-- Begin RECORDS SUPPLIED --
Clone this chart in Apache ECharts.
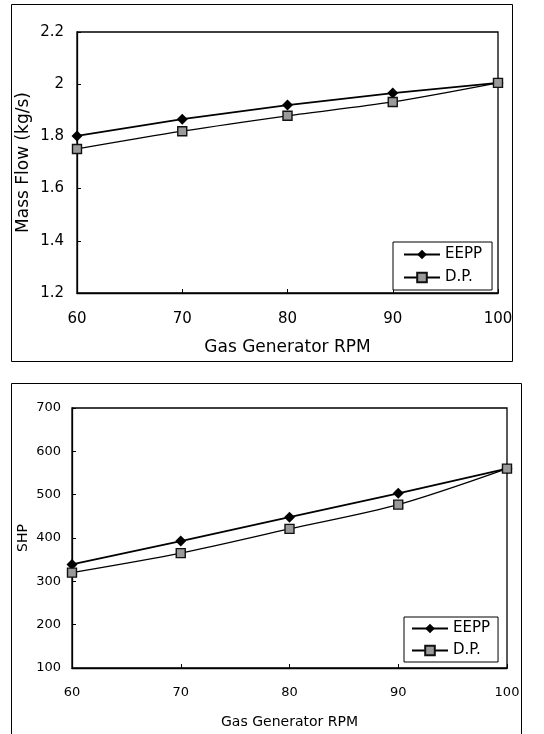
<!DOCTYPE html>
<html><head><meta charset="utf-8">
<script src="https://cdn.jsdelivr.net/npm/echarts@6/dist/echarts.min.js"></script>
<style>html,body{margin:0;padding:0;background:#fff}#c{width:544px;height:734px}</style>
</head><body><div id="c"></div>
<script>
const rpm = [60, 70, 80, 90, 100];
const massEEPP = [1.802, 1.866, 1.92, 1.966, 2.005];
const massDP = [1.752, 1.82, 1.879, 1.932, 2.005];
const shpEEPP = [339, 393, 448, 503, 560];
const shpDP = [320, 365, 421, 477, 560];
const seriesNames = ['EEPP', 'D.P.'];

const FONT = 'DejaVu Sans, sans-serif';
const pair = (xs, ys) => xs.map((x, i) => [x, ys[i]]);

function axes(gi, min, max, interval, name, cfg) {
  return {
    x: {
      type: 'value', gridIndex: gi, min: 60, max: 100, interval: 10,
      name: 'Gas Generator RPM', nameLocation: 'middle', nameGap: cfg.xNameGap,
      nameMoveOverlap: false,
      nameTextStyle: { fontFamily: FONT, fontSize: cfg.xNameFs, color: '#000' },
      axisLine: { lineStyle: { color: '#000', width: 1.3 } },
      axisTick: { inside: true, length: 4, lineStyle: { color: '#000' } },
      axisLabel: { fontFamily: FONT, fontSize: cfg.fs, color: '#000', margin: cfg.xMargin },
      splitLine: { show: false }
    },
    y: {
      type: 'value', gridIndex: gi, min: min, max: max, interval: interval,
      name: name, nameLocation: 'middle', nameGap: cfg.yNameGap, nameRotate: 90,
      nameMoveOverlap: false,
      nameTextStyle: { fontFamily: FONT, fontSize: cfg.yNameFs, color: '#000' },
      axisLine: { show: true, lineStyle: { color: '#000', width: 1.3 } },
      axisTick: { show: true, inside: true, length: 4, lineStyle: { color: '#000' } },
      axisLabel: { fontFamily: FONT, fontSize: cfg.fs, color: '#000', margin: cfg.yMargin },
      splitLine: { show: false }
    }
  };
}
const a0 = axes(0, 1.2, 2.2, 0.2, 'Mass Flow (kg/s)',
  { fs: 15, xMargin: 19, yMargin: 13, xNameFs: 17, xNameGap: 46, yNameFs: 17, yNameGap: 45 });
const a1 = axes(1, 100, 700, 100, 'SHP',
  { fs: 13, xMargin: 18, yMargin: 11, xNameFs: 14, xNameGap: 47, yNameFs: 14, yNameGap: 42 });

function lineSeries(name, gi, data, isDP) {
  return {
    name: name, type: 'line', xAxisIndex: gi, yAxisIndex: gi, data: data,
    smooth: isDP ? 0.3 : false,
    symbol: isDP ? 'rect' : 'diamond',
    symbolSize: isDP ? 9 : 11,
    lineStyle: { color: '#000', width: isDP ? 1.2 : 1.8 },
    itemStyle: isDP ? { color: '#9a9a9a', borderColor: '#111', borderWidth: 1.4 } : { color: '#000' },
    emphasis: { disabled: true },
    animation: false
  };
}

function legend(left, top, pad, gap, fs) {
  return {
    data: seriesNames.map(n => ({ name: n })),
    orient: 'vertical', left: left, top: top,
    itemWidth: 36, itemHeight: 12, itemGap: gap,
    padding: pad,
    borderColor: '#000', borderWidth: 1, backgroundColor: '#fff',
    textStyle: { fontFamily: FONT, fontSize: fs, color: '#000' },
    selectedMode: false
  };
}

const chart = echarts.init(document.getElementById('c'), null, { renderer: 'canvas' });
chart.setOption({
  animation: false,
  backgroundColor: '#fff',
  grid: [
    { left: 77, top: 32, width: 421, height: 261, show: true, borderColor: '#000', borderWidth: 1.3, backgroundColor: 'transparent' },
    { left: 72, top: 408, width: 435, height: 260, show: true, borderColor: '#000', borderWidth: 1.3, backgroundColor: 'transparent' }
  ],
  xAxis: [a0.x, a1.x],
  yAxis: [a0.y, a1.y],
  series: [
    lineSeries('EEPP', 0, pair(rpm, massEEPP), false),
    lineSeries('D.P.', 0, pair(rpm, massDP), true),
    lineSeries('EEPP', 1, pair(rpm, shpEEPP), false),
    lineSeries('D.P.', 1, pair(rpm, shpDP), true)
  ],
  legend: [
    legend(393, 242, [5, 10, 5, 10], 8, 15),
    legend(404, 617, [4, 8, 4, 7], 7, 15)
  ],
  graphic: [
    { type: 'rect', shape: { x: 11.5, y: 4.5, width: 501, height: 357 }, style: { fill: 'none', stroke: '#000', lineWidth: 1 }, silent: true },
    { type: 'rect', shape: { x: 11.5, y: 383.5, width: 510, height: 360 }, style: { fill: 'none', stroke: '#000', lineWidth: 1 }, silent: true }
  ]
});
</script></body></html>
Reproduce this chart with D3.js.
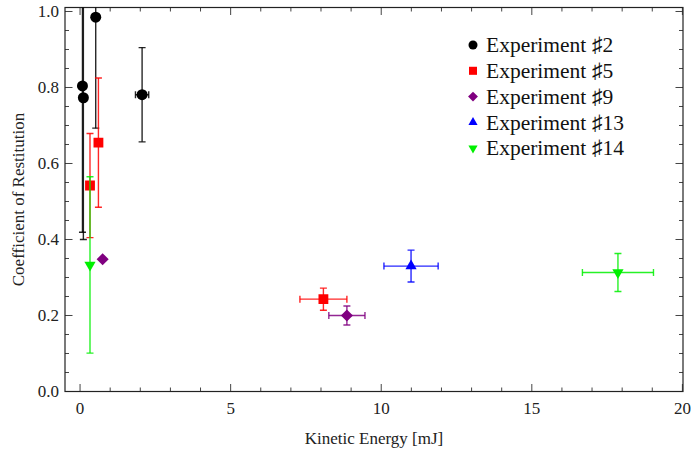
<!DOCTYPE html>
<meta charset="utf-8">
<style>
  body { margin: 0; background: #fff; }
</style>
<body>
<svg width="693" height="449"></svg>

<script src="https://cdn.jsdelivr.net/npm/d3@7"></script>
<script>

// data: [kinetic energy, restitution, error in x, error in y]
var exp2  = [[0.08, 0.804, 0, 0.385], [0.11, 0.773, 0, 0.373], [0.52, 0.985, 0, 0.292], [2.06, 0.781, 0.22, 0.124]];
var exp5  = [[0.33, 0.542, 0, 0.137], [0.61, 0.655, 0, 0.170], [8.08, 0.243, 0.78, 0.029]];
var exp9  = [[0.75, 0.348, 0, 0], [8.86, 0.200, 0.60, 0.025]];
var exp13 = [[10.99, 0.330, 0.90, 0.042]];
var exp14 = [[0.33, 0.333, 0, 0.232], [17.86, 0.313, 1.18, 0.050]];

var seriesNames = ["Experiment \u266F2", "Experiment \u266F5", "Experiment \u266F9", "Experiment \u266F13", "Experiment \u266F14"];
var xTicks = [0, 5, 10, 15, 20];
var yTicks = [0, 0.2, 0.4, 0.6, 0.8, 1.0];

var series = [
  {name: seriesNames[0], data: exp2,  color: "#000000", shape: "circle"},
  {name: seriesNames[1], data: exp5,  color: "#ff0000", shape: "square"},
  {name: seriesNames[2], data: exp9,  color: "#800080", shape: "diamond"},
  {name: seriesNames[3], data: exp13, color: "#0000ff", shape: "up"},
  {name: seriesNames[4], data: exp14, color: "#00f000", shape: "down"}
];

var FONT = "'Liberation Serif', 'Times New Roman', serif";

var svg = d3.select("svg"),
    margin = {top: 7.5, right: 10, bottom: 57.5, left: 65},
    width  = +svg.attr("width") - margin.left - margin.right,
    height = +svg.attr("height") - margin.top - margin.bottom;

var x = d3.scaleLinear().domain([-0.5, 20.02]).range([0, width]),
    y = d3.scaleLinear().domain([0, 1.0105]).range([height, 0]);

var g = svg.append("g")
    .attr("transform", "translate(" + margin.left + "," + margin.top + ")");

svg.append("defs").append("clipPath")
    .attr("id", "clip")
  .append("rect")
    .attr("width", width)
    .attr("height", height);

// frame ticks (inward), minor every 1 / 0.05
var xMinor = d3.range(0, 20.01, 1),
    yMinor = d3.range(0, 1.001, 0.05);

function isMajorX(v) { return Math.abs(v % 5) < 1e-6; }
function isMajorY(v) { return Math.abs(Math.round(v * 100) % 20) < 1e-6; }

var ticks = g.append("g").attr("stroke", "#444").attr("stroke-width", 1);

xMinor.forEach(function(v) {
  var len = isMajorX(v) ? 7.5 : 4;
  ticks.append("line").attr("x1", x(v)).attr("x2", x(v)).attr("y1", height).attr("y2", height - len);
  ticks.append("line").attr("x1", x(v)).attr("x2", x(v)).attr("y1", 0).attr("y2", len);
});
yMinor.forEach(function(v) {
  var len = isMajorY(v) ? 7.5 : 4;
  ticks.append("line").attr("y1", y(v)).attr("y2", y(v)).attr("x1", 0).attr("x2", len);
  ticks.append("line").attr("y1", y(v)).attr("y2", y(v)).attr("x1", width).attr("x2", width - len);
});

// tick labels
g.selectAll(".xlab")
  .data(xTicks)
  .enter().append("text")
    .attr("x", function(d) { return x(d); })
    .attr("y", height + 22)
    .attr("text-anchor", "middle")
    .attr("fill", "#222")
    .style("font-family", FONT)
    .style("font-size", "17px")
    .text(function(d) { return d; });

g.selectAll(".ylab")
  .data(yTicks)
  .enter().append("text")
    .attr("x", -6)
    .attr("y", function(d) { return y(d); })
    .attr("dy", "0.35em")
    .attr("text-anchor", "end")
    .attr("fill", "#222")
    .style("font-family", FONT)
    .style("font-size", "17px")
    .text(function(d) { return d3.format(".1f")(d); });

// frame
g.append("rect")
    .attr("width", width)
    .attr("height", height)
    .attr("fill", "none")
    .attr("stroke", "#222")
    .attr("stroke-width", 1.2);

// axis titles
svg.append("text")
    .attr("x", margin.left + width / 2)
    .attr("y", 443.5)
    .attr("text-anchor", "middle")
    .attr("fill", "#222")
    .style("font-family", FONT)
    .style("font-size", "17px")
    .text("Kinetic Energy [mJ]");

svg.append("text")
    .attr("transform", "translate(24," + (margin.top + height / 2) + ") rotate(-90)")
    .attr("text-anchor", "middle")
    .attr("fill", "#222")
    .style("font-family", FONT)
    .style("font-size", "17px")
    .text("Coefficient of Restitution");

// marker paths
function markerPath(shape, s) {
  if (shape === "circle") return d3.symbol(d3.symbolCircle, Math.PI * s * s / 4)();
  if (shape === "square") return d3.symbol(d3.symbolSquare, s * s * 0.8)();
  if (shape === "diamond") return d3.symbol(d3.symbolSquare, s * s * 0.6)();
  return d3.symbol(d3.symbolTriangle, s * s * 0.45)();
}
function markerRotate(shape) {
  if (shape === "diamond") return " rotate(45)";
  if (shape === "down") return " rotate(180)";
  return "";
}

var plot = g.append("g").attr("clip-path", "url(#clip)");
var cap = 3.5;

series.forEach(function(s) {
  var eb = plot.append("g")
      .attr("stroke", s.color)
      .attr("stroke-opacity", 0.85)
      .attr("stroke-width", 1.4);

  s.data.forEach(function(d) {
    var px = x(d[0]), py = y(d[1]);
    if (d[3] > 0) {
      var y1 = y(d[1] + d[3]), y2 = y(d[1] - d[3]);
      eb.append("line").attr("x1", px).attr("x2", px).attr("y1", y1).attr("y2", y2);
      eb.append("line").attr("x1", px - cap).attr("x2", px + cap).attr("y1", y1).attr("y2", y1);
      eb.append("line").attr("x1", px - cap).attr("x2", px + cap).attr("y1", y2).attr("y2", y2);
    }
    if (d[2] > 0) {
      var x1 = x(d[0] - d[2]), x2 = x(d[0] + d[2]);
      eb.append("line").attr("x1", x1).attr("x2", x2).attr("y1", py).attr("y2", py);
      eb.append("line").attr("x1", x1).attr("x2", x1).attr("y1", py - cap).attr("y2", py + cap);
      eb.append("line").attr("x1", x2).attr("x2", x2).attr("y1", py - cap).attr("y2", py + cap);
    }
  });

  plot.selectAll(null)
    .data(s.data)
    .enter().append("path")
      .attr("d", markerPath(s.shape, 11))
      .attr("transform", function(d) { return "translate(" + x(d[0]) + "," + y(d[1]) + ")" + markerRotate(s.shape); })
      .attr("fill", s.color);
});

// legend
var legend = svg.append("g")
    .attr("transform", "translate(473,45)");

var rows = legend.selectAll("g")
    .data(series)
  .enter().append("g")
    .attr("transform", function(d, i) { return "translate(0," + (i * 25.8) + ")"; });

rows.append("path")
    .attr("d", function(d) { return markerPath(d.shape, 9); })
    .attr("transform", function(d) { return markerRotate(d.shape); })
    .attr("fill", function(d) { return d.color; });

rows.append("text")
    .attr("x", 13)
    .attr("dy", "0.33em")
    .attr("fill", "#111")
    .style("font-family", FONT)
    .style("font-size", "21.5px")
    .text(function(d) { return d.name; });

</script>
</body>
-- End RECORDS SUPPLIED --
WHAT YOU ARE ASKED TO DO — Give back exactly the lines from the top of the records to the line containing "const seriesNames = ['EEPP', 'D.P.'];", both included, and no pictures.

COMPLETE OUTPUT —
Clone this chart in Apache ECharts.
<!DOCTYPE html>
<html><head><meta charset="utf-8">
<script src="https://cdn.jsdelivr.net/npm/echarts@6/dist/echarts.min.js"></script>
<style>html,body{margin:0;padding:0;background:#fff}#c{width:544px;height:734px}</style>
</head><body><div id="c"></div>
<script>
const rpm = [60, 70, 80, 90, 100];
const massEEPP = [1.802, 1.866, 1.92, 1.966, 2.005];
const massDP = [1.752, 1.82, 1.879, 1.932, 2.005];
const shpEEPP = [339, 393, 448, 503, 560];
const shpDP = [320, 365, 421, 477, 560];
const seriesNames = ['EEPP', 'D.P.'];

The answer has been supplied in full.